-- WRITTEN EXERCISE --
Return only the stretch of the material below that begins with the line containing "Reproduce this chart" and ends with the line containing "Chart.register(...registerables);", exactly; both of those lines belong to it.

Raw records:
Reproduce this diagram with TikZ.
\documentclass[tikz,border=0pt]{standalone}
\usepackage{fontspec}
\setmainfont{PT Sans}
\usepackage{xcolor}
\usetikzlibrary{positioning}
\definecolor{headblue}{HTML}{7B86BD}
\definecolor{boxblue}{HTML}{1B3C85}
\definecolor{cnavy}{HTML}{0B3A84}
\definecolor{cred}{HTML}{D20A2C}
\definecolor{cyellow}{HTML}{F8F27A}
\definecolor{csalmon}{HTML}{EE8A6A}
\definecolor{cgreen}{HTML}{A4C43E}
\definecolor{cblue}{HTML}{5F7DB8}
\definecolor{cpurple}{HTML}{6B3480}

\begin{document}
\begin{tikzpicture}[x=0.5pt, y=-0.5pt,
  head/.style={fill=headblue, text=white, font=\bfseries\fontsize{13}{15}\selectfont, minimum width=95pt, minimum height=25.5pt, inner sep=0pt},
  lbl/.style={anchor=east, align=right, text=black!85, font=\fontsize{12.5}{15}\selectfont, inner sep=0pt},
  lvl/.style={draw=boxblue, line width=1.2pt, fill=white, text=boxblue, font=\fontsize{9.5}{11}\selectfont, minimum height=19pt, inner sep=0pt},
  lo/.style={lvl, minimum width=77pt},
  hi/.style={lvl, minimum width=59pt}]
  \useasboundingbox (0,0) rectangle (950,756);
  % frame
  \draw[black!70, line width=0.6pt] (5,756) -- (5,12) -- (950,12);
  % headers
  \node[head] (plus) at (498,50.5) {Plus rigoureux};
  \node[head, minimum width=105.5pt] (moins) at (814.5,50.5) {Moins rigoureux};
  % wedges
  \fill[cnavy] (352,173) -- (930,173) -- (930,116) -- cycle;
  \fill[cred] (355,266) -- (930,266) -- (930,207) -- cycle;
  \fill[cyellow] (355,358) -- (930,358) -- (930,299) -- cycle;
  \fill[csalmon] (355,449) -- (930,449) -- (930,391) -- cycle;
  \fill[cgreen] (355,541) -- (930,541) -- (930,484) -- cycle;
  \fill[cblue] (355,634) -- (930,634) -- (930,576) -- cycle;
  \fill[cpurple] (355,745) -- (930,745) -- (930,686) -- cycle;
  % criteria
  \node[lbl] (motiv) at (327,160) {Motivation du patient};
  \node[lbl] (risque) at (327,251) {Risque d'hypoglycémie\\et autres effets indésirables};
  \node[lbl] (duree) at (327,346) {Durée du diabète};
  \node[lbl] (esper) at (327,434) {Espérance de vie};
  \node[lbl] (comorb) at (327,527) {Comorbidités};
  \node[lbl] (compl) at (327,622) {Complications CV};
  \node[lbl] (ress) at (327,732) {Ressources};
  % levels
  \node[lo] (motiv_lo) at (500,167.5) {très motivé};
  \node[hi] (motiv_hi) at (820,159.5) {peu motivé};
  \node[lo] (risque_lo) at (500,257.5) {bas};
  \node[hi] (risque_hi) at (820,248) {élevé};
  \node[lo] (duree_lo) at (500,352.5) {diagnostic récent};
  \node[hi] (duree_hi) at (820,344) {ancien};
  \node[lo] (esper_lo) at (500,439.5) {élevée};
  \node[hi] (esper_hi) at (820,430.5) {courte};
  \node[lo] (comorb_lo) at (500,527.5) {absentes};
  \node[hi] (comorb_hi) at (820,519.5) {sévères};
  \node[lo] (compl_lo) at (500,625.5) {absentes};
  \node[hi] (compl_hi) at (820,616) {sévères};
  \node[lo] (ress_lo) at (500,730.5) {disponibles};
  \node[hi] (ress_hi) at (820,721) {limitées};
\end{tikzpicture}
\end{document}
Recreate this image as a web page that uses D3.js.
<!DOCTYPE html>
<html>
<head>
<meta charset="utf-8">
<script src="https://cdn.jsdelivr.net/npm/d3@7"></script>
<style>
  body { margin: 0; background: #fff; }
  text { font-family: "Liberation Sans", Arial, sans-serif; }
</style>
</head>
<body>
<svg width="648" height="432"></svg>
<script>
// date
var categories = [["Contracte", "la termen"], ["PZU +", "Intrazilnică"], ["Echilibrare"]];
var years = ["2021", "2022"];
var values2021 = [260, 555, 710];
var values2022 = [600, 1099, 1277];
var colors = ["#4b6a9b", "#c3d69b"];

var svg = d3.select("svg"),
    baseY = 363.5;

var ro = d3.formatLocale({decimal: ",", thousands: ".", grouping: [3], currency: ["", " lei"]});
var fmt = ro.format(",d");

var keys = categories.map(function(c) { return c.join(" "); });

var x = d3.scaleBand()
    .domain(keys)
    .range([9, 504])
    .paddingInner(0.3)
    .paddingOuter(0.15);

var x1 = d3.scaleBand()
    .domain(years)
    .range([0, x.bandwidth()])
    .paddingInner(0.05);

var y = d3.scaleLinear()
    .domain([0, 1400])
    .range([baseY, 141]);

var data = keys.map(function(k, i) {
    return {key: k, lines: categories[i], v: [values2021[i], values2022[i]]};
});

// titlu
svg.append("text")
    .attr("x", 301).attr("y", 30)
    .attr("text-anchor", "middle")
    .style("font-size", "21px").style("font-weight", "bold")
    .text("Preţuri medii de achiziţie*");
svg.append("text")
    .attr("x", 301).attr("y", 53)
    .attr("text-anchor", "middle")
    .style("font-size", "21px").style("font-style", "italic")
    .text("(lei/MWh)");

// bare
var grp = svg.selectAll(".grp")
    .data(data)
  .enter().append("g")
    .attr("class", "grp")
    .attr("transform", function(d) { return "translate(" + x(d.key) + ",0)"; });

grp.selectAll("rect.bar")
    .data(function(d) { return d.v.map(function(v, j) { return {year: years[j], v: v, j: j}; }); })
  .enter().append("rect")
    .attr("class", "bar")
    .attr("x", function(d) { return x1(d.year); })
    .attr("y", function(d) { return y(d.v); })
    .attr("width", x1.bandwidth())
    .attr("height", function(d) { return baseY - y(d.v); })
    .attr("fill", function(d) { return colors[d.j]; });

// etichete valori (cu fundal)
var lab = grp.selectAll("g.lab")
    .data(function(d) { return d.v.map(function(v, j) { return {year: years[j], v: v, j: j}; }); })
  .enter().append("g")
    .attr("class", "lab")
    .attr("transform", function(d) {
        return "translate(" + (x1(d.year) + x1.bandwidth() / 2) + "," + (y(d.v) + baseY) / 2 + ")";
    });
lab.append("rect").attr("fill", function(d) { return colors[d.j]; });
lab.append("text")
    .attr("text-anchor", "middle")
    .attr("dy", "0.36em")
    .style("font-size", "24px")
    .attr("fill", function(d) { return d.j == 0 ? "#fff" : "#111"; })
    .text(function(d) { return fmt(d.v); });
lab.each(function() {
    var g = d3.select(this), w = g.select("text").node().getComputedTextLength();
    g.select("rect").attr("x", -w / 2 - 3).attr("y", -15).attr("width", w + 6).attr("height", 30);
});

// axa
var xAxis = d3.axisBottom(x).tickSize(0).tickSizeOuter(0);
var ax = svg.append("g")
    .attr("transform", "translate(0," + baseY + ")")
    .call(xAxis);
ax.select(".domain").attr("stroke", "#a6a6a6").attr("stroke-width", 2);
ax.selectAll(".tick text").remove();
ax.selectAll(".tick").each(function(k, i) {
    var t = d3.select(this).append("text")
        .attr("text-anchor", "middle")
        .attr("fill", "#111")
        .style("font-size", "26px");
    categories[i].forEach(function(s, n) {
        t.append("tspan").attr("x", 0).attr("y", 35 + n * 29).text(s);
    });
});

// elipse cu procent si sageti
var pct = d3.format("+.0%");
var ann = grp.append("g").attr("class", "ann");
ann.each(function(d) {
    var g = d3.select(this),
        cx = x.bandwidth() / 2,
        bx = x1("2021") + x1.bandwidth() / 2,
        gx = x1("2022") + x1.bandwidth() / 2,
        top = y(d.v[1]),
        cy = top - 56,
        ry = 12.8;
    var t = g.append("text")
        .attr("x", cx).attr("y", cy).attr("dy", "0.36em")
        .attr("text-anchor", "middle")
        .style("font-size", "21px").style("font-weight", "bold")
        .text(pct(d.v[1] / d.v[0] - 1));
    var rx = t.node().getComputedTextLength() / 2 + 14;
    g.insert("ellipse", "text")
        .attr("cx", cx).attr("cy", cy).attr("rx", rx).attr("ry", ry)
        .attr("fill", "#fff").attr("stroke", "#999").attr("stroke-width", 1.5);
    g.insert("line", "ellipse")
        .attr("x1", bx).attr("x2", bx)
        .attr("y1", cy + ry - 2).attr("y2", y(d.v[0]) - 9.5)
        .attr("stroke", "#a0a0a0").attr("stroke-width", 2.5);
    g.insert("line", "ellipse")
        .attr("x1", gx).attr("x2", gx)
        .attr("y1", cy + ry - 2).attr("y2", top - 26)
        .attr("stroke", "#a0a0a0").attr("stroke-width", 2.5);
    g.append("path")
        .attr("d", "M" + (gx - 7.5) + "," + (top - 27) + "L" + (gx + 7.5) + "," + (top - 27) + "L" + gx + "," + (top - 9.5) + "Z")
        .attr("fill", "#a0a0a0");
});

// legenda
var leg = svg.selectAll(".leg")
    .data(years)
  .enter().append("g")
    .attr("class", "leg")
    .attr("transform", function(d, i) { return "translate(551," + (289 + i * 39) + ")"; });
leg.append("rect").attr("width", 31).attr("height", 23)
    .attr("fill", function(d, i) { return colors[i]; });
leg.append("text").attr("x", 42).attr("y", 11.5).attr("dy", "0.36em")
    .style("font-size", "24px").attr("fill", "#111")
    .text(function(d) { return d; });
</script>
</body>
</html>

* * *

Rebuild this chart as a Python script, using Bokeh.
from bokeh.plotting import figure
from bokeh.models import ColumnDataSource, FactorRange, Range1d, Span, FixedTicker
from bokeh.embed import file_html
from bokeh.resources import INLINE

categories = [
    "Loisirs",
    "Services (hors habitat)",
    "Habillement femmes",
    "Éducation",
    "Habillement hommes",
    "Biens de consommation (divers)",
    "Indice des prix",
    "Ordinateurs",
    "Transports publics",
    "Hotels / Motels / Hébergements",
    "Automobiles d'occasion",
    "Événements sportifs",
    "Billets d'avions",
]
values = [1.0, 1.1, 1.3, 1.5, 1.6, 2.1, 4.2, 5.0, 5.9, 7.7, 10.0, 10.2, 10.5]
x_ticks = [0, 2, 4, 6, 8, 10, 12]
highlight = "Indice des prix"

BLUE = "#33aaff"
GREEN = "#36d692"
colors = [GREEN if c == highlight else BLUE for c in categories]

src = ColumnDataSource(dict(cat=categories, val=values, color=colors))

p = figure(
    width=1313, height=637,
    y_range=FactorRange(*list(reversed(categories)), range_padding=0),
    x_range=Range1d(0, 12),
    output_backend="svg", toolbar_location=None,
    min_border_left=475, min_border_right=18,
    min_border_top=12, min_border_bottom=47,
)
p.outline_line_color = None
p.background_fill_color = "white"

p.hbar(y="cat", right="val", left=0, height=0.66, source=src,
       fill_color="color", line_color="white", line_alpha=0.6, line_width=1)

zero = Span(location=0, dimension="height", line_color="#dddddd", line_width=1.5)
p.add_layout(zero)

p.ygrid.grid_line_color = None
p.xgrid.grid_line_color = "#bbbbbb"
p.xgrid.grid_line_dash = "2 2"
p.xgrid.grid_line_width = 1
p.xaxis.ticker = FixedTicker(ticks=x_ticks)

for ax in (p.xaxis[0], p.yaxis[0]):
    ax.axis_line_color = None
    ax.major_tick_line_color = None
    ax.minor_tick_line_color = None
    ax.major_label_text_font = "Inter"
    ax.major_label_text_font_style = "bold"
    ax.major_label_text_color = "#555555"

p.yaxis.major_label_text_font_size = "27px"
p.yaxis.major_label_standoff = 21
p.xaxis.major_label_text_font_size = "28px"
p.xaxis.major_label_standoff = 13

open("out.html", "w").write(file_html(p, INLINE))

--

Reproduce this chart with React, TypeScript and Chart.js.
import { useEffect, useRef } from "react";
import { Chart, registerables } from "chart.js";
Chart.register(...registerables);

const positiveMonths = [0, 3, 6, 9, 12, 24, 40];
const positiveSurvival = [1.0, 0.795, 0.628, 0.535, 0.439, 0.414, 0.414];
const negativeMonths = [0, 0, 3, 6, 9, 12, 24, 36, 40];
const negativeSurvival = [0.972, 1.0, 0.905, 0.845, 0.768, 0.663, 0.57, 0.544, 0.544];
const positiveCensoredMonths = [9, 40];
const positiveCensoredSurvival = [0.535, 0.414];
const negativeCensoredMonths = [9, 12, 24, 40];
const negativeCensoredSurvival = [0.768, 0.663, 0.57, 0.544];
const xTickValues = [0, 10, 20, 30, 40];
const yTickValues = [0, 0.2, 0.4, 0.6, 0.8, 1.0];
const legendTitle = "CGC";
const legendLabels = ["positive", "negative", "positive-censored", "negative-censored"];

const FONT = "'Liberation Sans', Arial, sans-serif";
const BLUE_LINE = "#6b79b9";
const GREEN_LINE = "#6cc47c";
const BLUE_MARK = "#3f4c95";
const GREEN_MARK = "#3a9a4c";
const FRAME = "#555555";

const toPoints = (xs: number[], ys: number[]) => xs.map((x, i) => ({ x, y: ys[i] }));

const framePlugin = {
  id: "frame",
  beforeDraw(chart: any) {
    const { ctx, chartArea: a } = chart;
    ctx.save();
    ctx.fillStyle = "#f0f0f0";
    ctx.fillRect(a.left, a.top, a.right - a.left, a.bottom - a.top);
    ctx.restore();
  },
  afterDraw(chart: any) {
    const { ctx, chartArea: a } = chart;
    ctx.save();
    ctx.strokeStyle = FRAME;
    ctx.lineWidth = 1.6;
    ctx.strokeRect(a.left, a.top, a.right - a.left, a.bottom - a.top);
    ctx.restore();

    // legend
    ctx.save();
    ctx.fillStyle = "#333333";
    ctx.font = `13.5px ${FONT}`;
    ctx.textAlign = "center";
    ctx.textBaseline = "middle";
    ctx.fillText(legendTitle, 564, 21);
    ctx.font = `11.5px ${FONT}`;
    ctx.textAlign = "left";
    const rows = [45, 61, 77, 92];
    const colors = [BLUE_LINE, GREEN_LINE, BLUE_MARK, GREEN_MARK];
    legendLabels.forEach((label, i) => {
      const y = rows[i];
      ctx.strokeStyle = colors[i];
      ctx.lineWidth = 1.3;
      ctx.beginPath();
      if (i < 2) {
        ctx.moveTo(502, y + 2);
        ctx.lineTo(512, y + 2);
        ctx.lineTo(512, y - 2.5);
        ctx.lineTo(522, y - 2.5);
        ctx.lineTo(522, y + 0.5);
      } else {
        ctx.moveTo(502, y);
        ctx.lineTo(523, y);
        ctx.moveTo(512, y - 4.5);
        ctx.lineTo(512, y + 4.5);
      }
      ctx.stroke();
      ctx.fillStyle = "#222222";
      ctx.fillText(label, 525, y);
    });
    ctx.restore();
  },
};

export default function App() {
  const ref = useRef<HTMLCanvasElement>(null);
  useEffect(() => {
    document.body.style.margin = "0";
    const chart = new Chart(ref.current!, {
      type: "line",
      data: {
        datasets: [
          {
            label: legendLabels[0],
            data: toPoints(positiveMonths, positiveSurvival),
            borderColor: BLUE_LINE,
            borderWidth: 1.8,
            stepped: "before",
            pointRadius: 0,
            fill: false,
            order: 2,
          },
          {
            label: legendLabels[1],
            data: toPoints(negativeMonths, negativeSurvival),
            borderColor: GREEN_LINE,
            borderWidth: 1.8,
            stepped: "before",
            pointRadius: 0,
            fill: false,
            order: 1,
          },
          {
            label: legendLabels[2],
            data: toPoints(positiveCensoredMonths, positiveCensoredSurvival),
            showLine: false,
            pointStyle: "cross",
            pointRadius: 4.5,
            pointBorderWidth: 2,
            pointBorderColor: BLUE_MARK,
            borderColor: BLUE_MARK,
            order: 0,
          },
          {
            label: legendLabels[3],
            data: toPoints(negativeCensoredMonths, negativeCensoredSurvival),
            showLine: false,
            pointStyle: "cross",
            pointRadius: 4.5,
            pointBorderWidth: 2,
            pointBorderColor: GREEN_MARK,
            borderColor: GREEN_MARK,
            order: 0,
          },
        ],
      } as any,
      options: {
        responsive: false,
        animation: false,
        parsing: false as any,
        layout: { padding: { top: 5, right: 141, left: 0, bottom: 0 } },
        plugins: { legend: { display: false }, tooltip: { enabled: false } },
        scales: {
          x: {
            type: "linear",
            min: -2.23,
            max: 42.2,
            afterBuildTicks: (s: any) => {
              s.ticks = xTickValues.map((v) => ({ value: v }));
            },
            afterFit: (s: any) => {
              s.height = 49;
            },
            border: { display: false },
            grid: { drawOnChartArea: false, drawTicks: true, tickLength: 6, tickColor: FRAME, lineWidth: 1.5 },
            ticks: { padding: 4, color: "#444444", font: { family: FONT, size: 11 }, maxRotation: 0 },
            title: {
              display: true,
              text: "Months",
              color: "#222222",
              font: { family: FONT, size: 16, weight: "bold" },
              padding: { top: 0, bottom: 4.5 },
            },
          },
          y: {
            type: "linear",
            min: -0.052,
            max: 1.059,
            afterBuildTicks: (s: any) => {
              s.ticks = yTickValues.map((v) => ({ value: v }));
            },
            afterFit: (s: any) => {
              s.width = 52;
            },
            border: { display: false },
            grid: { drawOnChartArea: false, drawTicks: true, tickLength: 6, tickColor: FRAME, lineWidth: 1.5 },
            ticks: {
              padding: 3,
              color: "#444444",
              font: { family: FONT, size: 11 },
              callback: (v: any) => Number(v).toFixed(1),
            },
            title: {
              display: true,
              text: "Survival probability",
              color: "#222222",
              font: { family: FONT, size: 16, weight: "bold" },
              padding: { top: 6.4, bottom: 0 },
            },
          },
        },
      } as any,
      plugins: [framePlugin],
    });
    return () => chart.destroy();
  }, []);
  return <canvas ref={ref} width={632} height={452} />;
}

-- REPLY --
Reproduce this chart with React, TypeScript and Chart.js.
import { useEffect, useRef } from "react";
import { Chart, registerables } from "chart.js";
Chart.register(...registerables);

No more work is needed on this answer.